If \(\{\mathbf u_1, \ldots, \mathbf u_k\}\) is an orthonormal basis for \(U\) then \(\mathbf A^\top \mathbf A= \mathbf I\) and \(\mathbf P_U = \mathbf A\mathbf A^\top\). We can then write \[\mathbf P_U\mathbf w= \sum_i (\mathbf u_i^\top \mathbf w) \mathbf u_i\] and \[\mathbf P_U = \sum_{i=1}^k \mathbf u_i\mathbf u_i^\top.\] Note that if \(U=W\) (so that \(\mathbf P_U\) is a projection from \(W\) onto \(W\), i.e., the identity), then \(\mathbf A\) is a square matrix (\(n\times n\)) and thus \(\mathbf A^\top\mathbf A=\mathbf I_n \implies \mathbf A\mathbf A^\top\) and thus \(\mathbf P_U=\mathbf I_n\) as required. The coordinates (with respect to the orthonormal basis \(\{\mathbf u_1, \ldots, \mathbf u_k\}\)) of a point \(\mathbf w\) projected onto \(U\) are \(\mathbf A^\top \mathbf w\).
\(\mathbf P_U^2=\mathbf P_U\), so \(\mathbf P_U\) is a projection matrix in the sense of definition 2.10.
\(\mathbf P_U\) is symmetric (\(\mathbf P_U^\top=\mathbf P_U\)). This is true for orthogonal projection matrices, but not in general for projection matrices.

Example 2.12 Consider the vector space \(\mathbb{R}^2\) and let \(\mathbf u=\frac{1}{\sqrt{2}}\left(\begin{array}{c}1\\1\end{array}\right)\). The projection of \(\mathbf v\in \mathbb{R}^2\) onto \(\mathbf u\) is given by \((\mathbf v^\top \mathbf u) \mathbf u\). So for example, if \(\mathbf v= (2, \; 1)^\top\), then its projection onto \(\mathbf u\) is \[\mathbf P_U \mathbf v= \frac{3}{\sqrt{2}}\left(\begin{array}{c}1\\1\end{array}\right).\] Alternatively, if we treat \(\mathbf u\) as a basis for \(U\), then the coordinate of \(\mathbf P_U \mathbf v\) with respect to the basis is \(3\). To check this, draw a picture!

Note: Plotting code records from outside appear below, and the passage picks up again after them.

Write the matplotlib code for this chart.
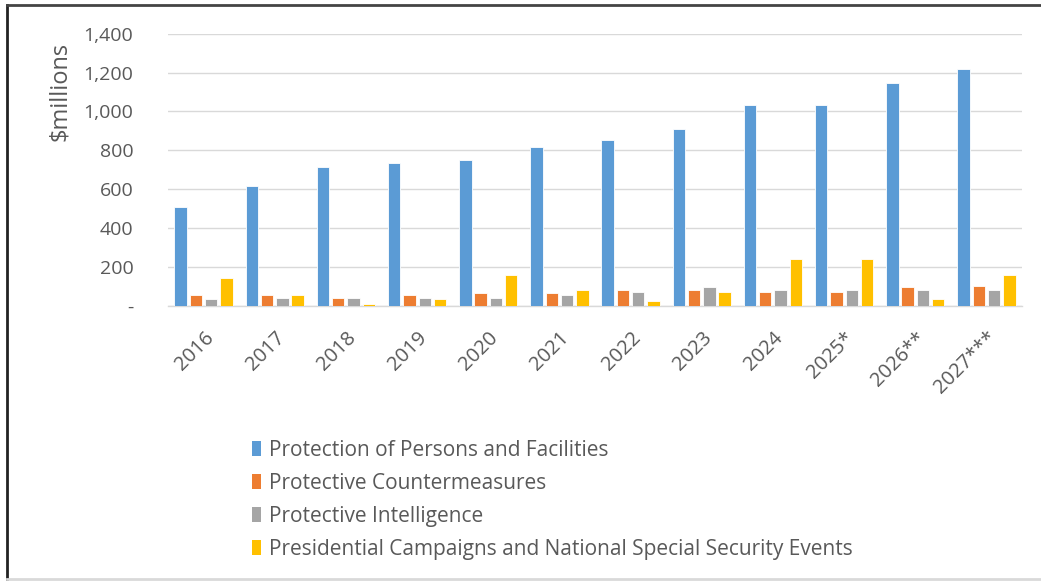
import matplotlib
matplotlib.use("Agg")
import matplotlib.pyplot as plt
from matplotlib.lines import Line2D
from matplotlib.patches import Patch
import numpy as np

years = ["2016", "2017", "2018", "2019", "2020", "2021", "2022", "2023", "2024", "2025*", "2026**", "2027***"]
series_names = [
    "Protection of Persons and Facilities",
    "Protective Countermeasures",
    "Protective Intelligence",
    "Presidential Campaigns and National Special Security Events",
]
protection = [505, 618, 711, 732, 752, 814, 855, 907, 1031, 1031, 1144, 1216]
countermeasures = [52, 52, 41, 52, 62, 62, 82, 82, 72, 72, 93, 103]
intelligence = [31, 41, 41, 41, 41, 52, 72, 93, 82, 82, 82, 82]
campaigns = [144, 52, 10, 31, 155, 82, 21, 72, 237, 237, 31, 155]
yticks = [0, 200, 400, 600, 800, 1000, 1200, 1400]
ytick_labels = ["-", "200", "400", "600", "800", "1,000", "1,200", "1,400"]

colors = ["#5b9bd5", "#ed7d31", "#a5a5a5", "#ffc000"]
data = [protection, countermeasures, intelligence, campaigns]

plt.rcParams["font.family"] = ["Open Sans", "DejaVu Sans"]
fig = plt.figure(figsize=(10.41, 5.81), dpi=100)
ax = fig.add_axes([168 / 1041, 1 - 305.5 / 581, (1022 - 168) / 1041, (305.5 - 33.7) / 581])

x = np.arange(len(years))
step = 0.215
width = 0.175
for i, (vals, c) in enumerate(zip(data, colors)):
    offs = (i - 1.5) * step
    ax.bar(x + offs, vals, width=width, color=c, edgecolor="white", linewidth=0.6, zorder=3)

ax.set_xlim(-0.5, len(years) - 0.5)
ax.set_ylim(0, 1400)
ax.set_yticks(yticks)
ax.set_yticklabels(ytick_labels)
ax.yaxis.grid(True, color="#d9d9d9", linewidth=1, zorder=0)
ax.set_axisbelow(True)
for s in ["top", "right", "left"]:
    ax.spines[s].set_visible(False)
ax.spines["bottom"].set_color("#d9d9d9")
ax.spines["bottom"].set_linewidth(1)
ax.tick_params(axis="y", length=0, pad=25, labelsize=14, labelcolor="#595959")
ax.tick_params(axis="x", length=0, pad=16, labelsize=14.5, labelcolor="#595959")
ax.set_xticks(x)
ax.set_xticklabels(years, rotation=45, ha="right", va="top", rotation_mode="anchor")

fig.text(60 / 1041, 1 - 91 / 581, "$millions", rotation=90, ha="center", va="center",
         fontsize=17, color="#595959")

handles = [Patch(facecolor=c, edgecolor="none") for c in colors]
leg = fig.legend(handles, series_names, loc="upper left",
                 bbox_to_anchor=(233 / 1041, 1 - 421 / 581), frameon=False,
                 fontsize=15, labelcolor="#595959", handlelength=0.45, handleheight=0.75,
                 handletextpad=0.4, labelspacing=0.58)

# chart border
fig.add_artist(Line2D([7 / 1041, 7 / 1041], [0, 1 - 5 / 581], color="#222222", lw=2, transform=fig.transFigure))
fig.add_artist(Line2D([7 / 1041, 1], [1 - 5 / 581, 1 - 5 / 581], color="#444444", lw=2, transform=fig.transFigure))
fig.add_artist(Line2D([7 / 1041, 1], [1 - 579 / 581, 1 - 579 / 581], color="#d9d9d9", lw=2, transform=fig.transFigure))

fig.savefig("out.png", dpi=100)
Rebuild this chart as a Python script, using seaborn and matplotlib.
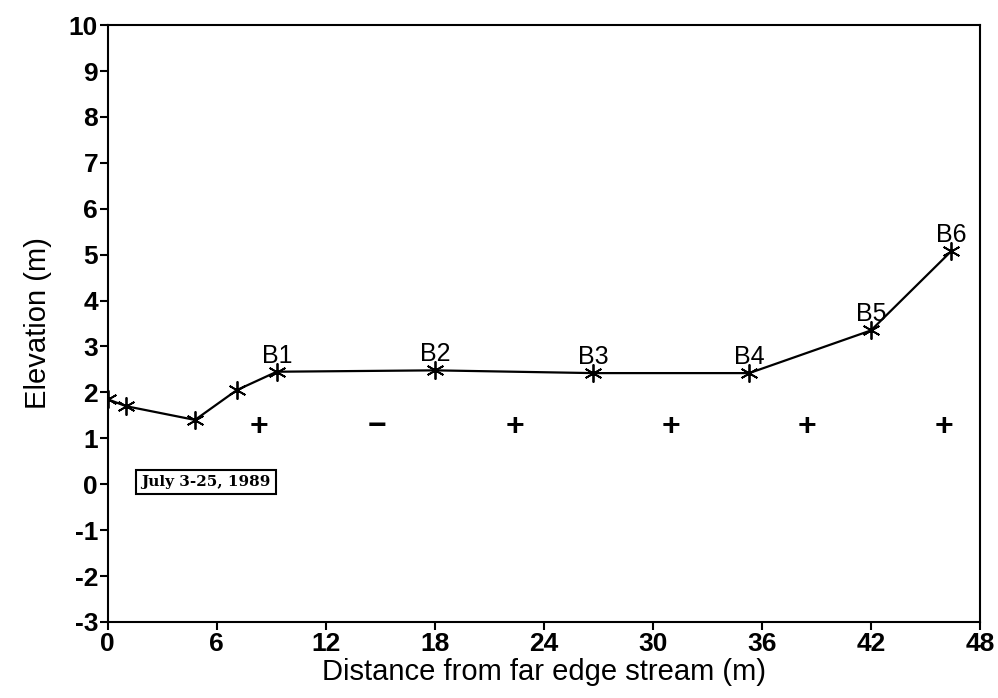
import matplotlib
matplotlib.use("Agg")
import matplotlib.pyplot as plt
import seaborn as sns
import pandas as pd

distance = [0.0, 1.0, 4.8, 7.1, 9.3, 18.0, 26.7, 35.3, 42.0, 46.4]
elevation = [1.85, 1.7, 1.4, 2.05, 2.45, 2.48, 2.42, 2.42, 3.35, 5.07]
well_names = ["", "", "", "", "B1", "B2", "B3", "B4", "B5", "B6"]

sign_x = [8.3, 14.8, 22.4, 31.0, 38.5, 46.0]
sign_y = [1.25, 1.25, 1.25, 1.25, 1.25, 1.25]
sign_text = ["+", "\u2212", "+", "+", "+", "+"]

x_ticks = [0, 6, 12, 18, 24, 30, 36, 42, 48]
y_ticks = list(range(-3, 11))

sns.set_theme(style="white")
plt.rcParams['font.family'] = ['Liberation Sans', 'DejaVu Sans']
plt.rcParams.update({"text.color": "black", "axes.labelcolor": "black",
                     "xtick.color": "black", "ytick.color": "black"})

fig = plt.figure(figsize=(9.98, 6.98), dpi=100)
ax = fig.add_axes([0.108, 0.109, 0.874, 0.855])

df = pd.DataFrame({"Distance": distance, "Elevation": elevation})
sns.lineplot(data=df, x="Distance", y="Elevation", ax=ax, color="black",
             linewidth=1.6, marker=(6, 2, 0), markersize=13,
             markeredgecolor="black", markeredgewidth=1.3, sort=False)

for xv, yv, name in zip(distance, elevation, well_names):
    if name:
        ax.annotate(name, (xv, yv), xytext=(0, 3), textcoords="offset points",
                    ha="center", va="bottom", fontsize=18, color="black")

for xv, yv, s in zip(sign_x, sign_y, sign_text):
    ax.text(xv, yv, s, ha="center", va="center", fontsize=23,
            fontweight="bold", color="black")

ax.text(5.4, 0.05, "July 3-25, 1989", ha="center", va="center",
        fontsize=11, family=["DejaVu Serif"], fontweight="bold", color="black",
        bbox=dict(boxstyle="square,pad=0.35", fc="white", ec="black", lw=1.5))

ax.set_xlim(0, 48)
ax.set_ylim(-3, 10)
ax.set_xticks(x_ticks)
ax.set_yticks(y_ticks)
ax.set_xticklabels([str(v) for v in x_ticks], fontsize=19, fontweight="bold")
ax.set_yticklabels([str(v) for v in y_ticks], fontsize=19, fontweight="bold")
ax.tick_params(axis="both", direction="out", length=6, width=1.5,
               color="black", labelcolor="black", pad=1, bottom=True, left=True)
ax.set_xlabel("Distance from far edge stream (m)", fontsize=21, labelpad=2,
              color="black")
ax.set_ylabel("Elevation (m)", fontsize=21, labelpad=12, color="black")
for sp in ax.spines.values():
    sp.set_color("black")
    sp.set_linewidth(1.5)
ax.grid(False)

fig.savefig("out.png", dpi=100, facecolor="white")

2.3.3.2 Geometric interpretation of linear regresssion

Consider the linear regression model \[\mathbf y= \mathbf X\boldsymbol \beta+\mathbf e\] where \(\mathbf y\in\mathbb{R}^n\) is the vector of observations, \(\mathbf X\) is the \(n\times p\) design matrix, \(\boldsymbol \beta\) is the \(p\times 1\) vector of parameters that we wish to estimate, and \(\mathbf e\) is a \(n\times 1\) vector of zero-mean errors.

Least-squares regression tries to find the value of \(\boldsymbol \beta\in \mathbb{R}^p\) that minimizes the sum of squared errors, i.e., we try to find \(\boldsymbol \beta\) to minimize \[||\mathbf y- \mathbf X\boldsymbol \beta||_2^2\]

We know that \(\mathbf X\boldsymbol \beta\) is in the column space of \(\mathbf X\), and so we can see that linear regression aims to find the orthogonal projection onto \(\mathcal{C}(X)\). \[\mathbf P_U\mathbf y=\arg \min_{\mathbf y': \mathbf y' \in \mathcal{C}(X)} ||\mathbf y-\mathbf y'||_2.\]

By Proposition 2.5 this is \[\mathbf P_U\mathbf y= \mathbf X(\mathbf X^\top \mathbf X)^{-1}\mathbf X^\top \mathbf y=\hat{\mathbf y}\] which equals the usual prediction obtained in linear regression (\(\hat{\mathbf y}\) are often called the fitted values). We can also see that the choice of \(\boldsymbol \beta\) that specifies this point in \(\mathcal{C}(X)\) is \[\hat{\boldsymbol \beta}=(\mathbf X^\top \mathbf X)^{-1}\mathbf X^\top \mathbf y\] which is the usual least-squares estimator.